All alone

July 28, 2009

Once again, my son and I will be all alone. Totally un-supervised. We’ve done it before, and this time, we’re really gonna live it up. Now that I know I can keep a small child, and myself alive without anyone else around, I plan on throwing caution into the wind, and really living it up. I have yet to come up with a full schedule of events for the D man and myself, but one can only assume they include a lot of chicken wings, and sippy cups full of beer. He too will have a sippy cup, but I’ll just give him milk, or water. maybe beer, we’ll see if he’s a good boy or not. We of course will miss his mommy, but it’s only for a few days. I’ve promised to let him have a bunch of parties when he’s in High School, if he just sleeps in while I’m alone with him. Not sure he knew exactly what i was talking about, but I think he got the picture. The only thing that worries me is Cuisine. He’s an emotional rollercoaster when he gets home from daycare, ranging from super excited to see us, and the dog, to being really pissed off about having to come in. Usually a sippy, and some snacks calm him back down, and he can begin tearing the house to pieces. Our system is pretty solid. One of us keeps him occupied, holds off his hunger with just the right ammount of snacks, keeps him from killing the dog and other fun things, while the other gets everyones dinner ready. Most often, I do dinner, so being alone at this time, is the one time that is gonna keep me on my toes. I’ve got a pretty good idea on some quick meals for the two of us. This time, no grilling, or grill fires, and we should be all set. obviously the pizza dude will help us one night.

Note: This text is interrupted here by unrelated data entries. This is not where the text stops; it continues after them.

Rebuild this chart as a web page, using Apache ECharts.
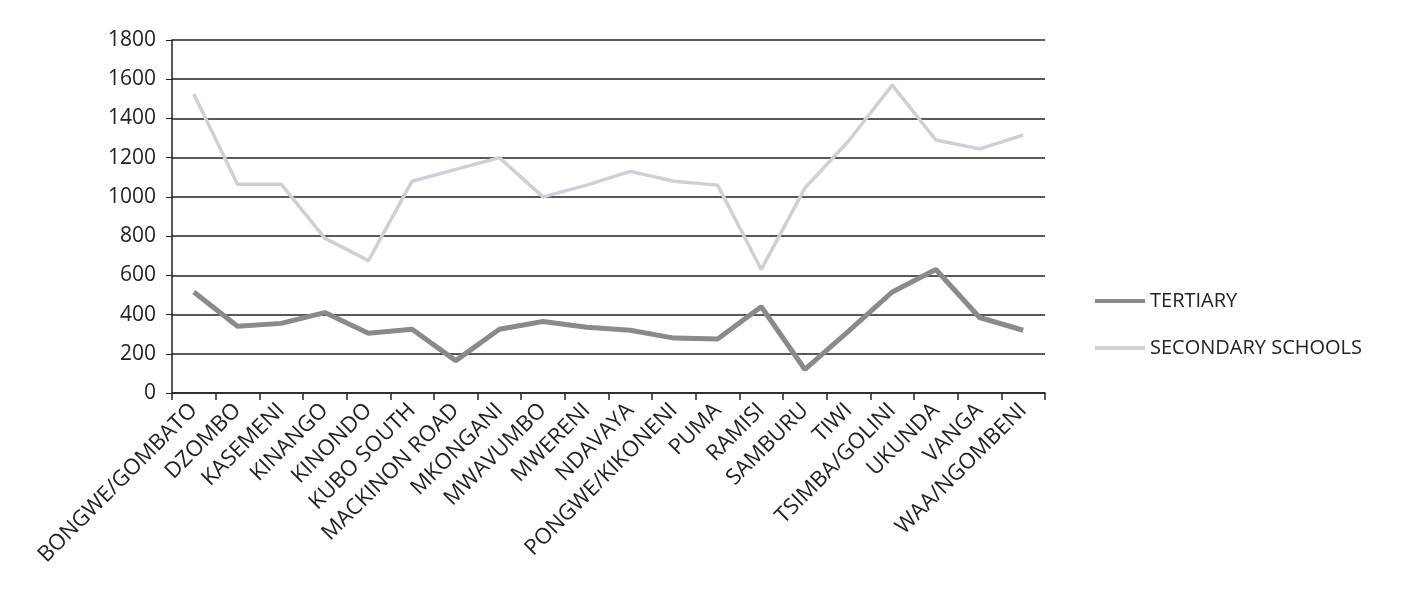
<!DOCTYPE html>
<html><head><meta charset="utf-8">
<script src="https://cdn.jsdelivr.net/npm/echarts@6/dist/echarts.min.js"></script>
<style>html,body{margin:0;padding:0;background:#fff}#c{width:1405px;height:603px}</style>
</head><body><div id="c"></div>
<script>
const categories = ["BONGWE/GOMBATO","DZOMBO","KASEMENI","KINANGO","KINONDO","KUBO SOUTH","MACKINON ROAD","MKONGANI","MWAVUMBO","MWERENI","NDAVAYA","PONGWE/KIKONENI","PUMA","RAMISI","SAMBURU","TIWI","TSIMBA/GOLINI","UKUNDA","VANGA","WAA/NGOMBENI"];
const tertiary = [515,340,355,410,305,325,165,325,365,335,320,280,275,440,120,315,515,630,385,320];
const secondary = [1525,1065,1065,790,675,1080,1140,1200,1000,1060,1130,1080,1060,630,1045,1285,1570,1290,1245,1315];
const yTicks = [0,200,400,600,800,1000,1200,1400,1600,1800];

const chart = echarts.init(document.getElementById('c'));
const font = "'Open Sans', 'Liberation Sans', sans-serif";
chart.setOption({
  animation:false,
  backgroundColor:'#fff',
  grid:{left:172,right:360,top:40,bottom:210},
  legend:{
    orient:'vertical', left:1090, top:286, itemGap:27,
    icon:'rect', itemWidth:50, itemHeight:4, itemTextGap:4,
    textStyle:{fontFamily:font,fontSize:20,color:'#222'},
    data:['TERTIARY','SECONDARY SCHOOLS']
  },
  xAxis:{
    type:'category', data:categories, boundaryGap:true,
    axisLine:{lineStyle:{color:'#222',width:1.5}},
    axisTick:{show:true,length:7,lineStyle:{color:'#222',width:1.5}},
    axisLabel:{rotate:45,interval:0,fontFamily:font,fontSize:22,color:'#222',margin:14}
  },
  yAxis:{
    type:'value', min:yTicks[0], max:yTicks[yTicks.length-1], interval:200,
    axisLine:{show:true,lineStyle:{color:'#222',width:1.5}},
    axisTick:{show:true,length:6,lineStyle:{color:'#222'}},
    axisLabel:{fontFamily:font,fontSize:21,color:'#222',margin:16,formatter:v=>String(v)},
    splitLine:{lineStyle:{color:'#222',width:1.5}}
  },
  series:[
    {name:'TERTIARY',type:'line',data:tertiary,symbol:'none',
     lineStyle:{color:'#8a8a8a',width:5},itemStyle:{color:'#8a8a8a'}},
    {name:'SECONDARY SCHOOLS',type:'line',data:secondary,symbol:'none',
     lineStyle:{color:'#cfcfd6',width:3.5},itemStyle:{color:'#cfcfd6'}}
  ]
});
</script></body></html>
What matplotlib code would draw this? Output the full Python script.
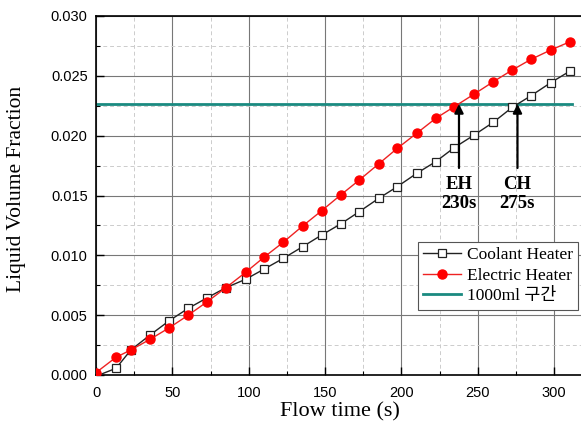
import matplotlib
matplotlib.use("Agg")
import matplotlib.pyplot as plt
from matplotlib.ticker import MultipleLocator

# Data
time_s = [0, 13.1, 22.9, 35.4, 48.0, 60.4, 72.9, 85.1, 98.0, 110.2, 122.7, 135.3, 147.8,
          160.2, 172.4, 185.0, 197.3, 210.0, 222.5, 234.6, 247.7, 260.2, 272.6, 284.9, 297.8, 310.4]
coolant_heater = [-0.0001, 0.00056, 0.0021, 0.00334, 0.00454, 0.00557, 0.00646, 0.0073, 0.0080,
                  0.00886, 0.00975, 0.01072, 0.0117, 0.01262, 0.01365, 0.01475, 0.01574, 0.01685,
                  0.01783, 0.0190, 0.02006, 0.02112, 0.02237, 0.02334, 0.02443, 0.0254]
electric_heater = [0.0002, 0.00148, 0.0021, 0.00298, 0.00395, 0.0050, 0.00613, 0.0073, 0.00858,
                   0.00986, 0.0111, 0.01245, 0.01373, 0.01504, 0.01629, 0.01763, 0.01894, 0.0202,
                   0.02145, 0.02242, 0.02348, 0.02451, 0.02549, 0.02638, 0.02716, 0.02785]
level_1000ml = 0.02265
level_x = [0, 312]
eh_time, ch_time = 237.7, 276.0
eh_label = "EH\n230s"
ch_label = "CH\n275s"
series_labels = ["Coolant Heater", "Electric Heater", "1000ml 구간"]

fig = plt.figure(figsize=(5.81, 4.34), dpi=100)
ax = fig.add_axes([96/581, 1-375/434, 1-96/581, (375-16)/434])

ax.plot(time_s, coolant_heater, color='#222222', lw=1.0, marker='s', markersize=5.5,
        markerfacecolor='white', markeredgecolor='#222222', markeredgewidth=0.9,
        label=series_labels[0], zorder=3, clip_on=True)
ax.plot(time_s, electric_heater, color='#ee2222', lw=1.0, marker='o', markersize=6.5,
        markerfacecolor='#ff0000', markeredgecolor='#ff0000', label=series_labels[1], zorder=4)
ax.plot(level_x, [level_1000ml, level_1000ml], color='#1a8a80', lw=2.0, label=series_labels[2], zorder=2)

ax.set_xlim(0, 317.6)
ax.set_ylim(0, 0.030)
ax.xaxis.set_major_locator(MultipleLocator(50))
ax.xaxis.set_minor_locator(MultipleLocator(25))
ax.yaxis.set_major_locator(MultipleLocator(0.005))
ax.yaxis.set_minor_locator(MultipleLocator(0.0025))
ax.yaxis.set_major_formatter(matplotlib.ticker.FormatStrFormatter('%.3f'))

ax.grid(which='major', color='#777777', lw=0.8, ls='-', zorder=0)
ax.grid(which='minor', color='#cccccc', lw=0.7, ls=(0, (4, 3)), zorder=0)
ax.set_axisbelow(True)

ax.tick_params(which='major', direction='in', length=6, width=1.0, labelsize=10.5, pad=6)
ax.tick_params(axis='x', which='major', pad=8)
ax.tick_params(which='minor', direction='in', length=3, width=0.8)
ax.spines['right'].set_visible(False)
for s in ['left', 'bottom', 'top']:
    ax.spines[s].set_linewidth(1.2)
for lab in ax.get_xticklabels() + ax.get_yticklabels():
    lab.set_family('Liberation Sans')

ax.set_xlabel('Flow time (s)', family='Liberation Serif', fontsize=16)
ax.set_ylabel('Liquid Volume Fraction', family='Liberation Serif', fontsize=15.5)
ax.xaxis.set_label_coords((340-96)/485, (375-402)/359)
ax.yaxis.set_label_coords((26-96)/485, (375-189)/359)

for t, lbl in [(eh_time, eh_label), (ch_time, ch_label)]:
    ax.annotate('', xy=(t, level_1000ml), xytext=(t, 0.0173),
                arrowprops=dict(arrowstyle='-|>', color='black', lw=1.6, mutation_scale=13,
                                shrinkA=0, shrinkB=0), zorder=6)
    ax.text(t, 0.0166, lbl, ha='center', va='top', family='Liberation Serif',
            fontweight='bold', fontsize=13.5, linespacing=1.15, zorder=6)

leg = ax.legend(loc='upper left', bbox_to_anchor=(418/581, 1-242/434),
                bbox_transform=fig.transFigure, borderaxespad=0,
                prop={'family': ['Liberation Serif', 'Noto Sans CJK KR'], 'size': 12.5},
                handlelength=2.2, handletextpad=0.3, labelspacing=0.25, borderpad=0.3,
                fancybox=False, framealpha=1, edgecolor='#555555')
leg.get_frame().set_linewidth(0.8)

fig.savefig('out.png', dpi=100)
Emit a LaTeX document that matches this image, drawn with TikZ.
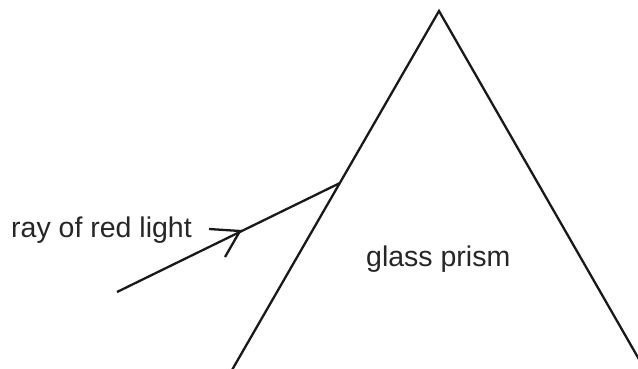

He’s been learning to use a fork, with mixed results. Some things he gets right away, others, not so much. The problem is, he now only wants to eat with the fork, and he kinda sucks at it. Things that just a week or so ago were being picked up with his fingers, and thusly shoved into his mouth, need to be stabbed at repeatedly with a little kid fork. Pretty much no matter what it is, he tries to fork it up. Take corn for example. Each individual kernel gets stabbed at, and with each miss, he gets more and more pissed off. This makes it interesting, but very entertaining to say the least. All I can ask for, is that over the course fo the next few days, he doesn’t become self aware, and turn the little kid fork on his master (me). So if no blogs show up after a week or so, I’ve been stabbed to death with a cute little fork, and the D Man is on the loose.